» **WHAT THE EXERCISE ASKS**
Below are entries. Copy exactly the lines running from the line that holds "Give me the TikZ source for this diagram." to the line that holds "(0,0) rectangle (887,484);", with both ends included.

» **DATASET**
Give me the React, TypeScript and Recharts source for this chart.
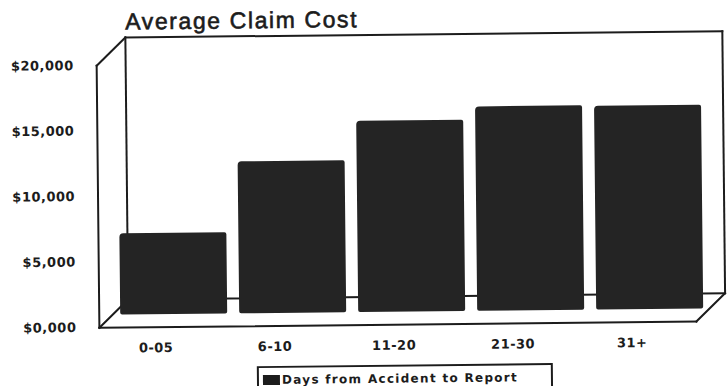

==

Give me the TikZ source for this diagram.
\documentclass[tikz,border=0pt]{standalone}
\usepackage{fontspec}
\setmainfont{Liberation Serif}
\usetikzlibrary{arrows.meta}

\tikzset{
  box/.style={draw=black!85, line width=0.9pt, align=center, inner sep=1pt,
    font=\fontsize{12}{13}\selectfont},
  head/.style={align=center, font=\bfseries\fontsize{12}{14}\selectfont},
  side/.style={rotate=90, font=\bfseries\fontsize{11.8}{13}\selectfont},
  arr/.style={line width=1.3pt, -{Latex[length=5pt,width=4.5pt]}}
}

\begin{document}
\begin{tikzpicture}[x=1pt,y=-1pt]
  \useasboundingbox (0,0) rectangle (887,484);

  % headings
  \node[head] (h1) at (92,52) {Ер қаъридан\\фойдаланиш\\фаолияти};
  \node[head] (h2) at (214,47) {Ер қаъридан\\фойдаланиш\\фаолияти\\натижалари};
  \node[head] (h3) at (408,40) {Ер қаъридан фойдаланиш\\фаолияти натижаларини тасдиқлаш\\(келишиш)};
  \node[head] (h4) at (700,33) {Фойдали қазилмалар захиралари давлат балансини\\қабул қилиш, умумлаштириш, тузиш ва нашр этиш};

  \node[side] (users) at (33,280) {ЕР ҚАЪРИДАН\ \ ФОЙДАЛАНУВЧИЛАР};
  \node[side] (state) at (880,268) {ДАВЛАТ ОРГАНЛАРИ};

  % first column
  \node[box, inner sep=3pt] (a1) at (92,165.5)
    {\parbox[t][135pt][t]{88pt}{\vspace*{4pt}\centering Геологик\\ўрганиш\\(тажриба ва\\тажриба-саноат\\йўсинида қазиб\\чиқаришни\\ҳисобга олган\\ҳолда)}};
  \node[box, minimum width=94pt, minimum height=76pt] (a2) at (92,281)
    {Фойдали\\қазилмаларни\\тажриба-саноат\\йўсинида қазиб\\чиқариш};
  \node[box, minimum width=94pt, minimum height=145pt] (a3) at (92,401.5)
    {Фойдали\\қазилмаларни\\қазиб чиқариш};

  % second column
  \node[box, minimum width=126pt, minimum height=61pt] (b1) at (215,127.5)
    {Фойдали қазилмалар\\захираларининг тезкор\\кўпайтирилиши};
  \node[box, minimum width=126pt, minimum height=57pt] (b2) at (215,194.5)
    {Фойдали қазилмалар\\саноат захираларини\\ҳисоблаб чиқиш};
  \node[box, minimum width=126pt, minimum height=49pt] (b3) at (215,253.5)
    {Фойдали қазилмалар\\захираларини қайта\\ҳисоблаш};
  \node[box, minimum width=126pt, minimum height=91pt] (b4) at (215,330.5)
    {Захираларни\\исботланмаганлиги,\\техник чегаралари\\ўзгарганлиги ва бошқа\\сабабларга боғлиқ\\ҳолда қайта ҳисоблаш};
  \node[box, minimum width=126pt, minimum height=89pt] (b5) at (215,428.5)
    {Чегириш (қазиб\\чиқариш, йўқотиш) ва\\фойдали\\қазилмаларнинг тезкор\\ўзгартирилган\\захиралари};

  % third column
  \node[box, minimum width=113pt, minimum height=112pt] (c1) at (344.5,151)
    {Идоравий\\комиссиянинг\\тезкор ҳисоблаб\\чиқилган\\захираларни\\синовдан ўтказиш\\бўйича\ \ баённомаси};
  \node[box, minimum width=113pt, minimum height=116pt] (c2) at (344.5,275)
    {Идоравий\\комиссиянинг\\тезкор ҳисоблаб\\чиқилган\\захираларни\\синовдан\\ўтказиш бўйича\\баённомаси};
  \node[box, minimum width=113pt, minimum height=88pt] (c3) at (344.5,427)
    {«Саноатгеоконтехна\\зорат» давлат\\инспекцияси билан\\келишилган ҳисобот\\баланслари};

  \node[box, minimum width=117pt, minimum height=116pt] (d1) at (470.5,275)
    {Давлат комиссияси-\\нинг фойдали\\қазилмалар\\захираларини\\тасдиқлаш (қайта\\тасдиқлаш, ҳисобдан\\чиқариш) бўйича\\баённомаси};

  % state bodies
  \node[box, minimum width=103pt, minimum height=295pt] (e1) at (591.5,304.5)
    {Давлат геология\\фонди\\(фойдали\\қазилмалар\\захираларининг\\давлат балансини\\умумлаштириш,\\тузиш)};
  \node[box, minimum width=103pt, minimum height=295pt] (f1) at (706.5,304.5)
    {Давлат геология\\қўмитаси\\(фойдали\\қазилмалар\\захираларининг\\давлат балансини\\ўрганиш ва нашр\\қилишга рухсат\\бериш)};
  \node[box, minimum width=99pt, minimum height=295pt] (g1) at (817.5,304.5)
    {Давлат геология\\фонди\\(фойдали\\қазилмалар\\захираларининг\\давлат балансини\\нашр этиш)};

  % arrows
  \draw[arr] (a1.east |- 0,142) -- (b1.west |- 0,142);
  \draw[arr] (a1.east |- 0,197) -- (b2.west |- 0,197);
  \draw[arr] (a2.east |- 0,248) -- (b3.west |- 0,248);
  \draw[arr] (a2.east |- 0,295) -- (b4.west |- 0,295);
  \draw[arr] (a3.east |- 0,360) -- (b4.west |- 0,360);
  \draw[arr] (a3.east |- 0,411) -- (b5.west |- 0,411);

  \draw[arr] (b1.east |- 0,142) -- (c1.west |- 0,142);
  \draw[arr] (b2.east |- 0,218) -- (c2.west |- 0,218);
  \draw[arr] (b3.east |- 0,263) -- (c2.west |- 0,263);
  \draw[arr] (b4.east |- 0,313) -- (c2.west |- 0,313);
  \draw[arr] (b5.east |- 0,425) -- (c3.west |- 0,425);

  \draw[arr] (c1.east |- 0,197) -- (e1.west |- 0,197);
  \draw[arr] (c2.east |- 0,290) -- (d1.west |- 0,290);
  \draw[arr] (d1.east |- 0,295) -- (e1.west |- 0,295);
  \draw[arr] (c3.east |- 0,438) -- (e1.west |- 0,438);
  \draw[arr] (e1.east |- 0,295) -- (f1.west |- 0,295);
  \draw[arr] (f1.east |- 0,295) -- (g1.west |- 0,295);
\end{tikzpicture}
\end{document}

---

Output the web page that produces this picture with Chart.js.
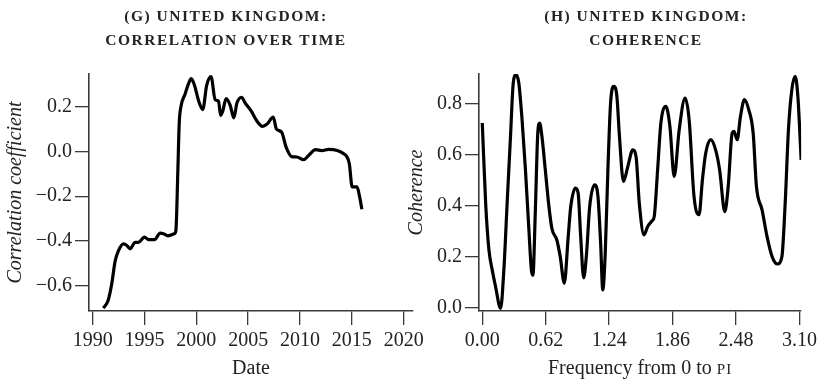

» **WRITTEN RESPONSE**
Give me the TikZ source for this diagram.
\documentclass[tikz,border=0pt]{standalone}
\usepackage{fontspec}
\setmainfont{Liberation Serif}
\usetikzlibrary{arrows.meta}

\tikzset{
  box/.style={draw=black!85, line width=0.9pt, align=center, inner sep=1pt,
    font=\fontsize{12}{13}\selectfont},
  head/.style={align=center, font=\bfseries\fontsize{12}{14}\selectfont},
  side/.style={rotate=90, font=\bfseries\fontsize{11.8}{13}\selectfont},
  arr/.style={line width=1.3pt, -{Latex[length=5pt,width=4.5pt]}}
}

\begin{document}
\begin{tikzpicture}[x=1pt,y=-1pt]
  \useasboundingbox (0,0) rectangle (887,484);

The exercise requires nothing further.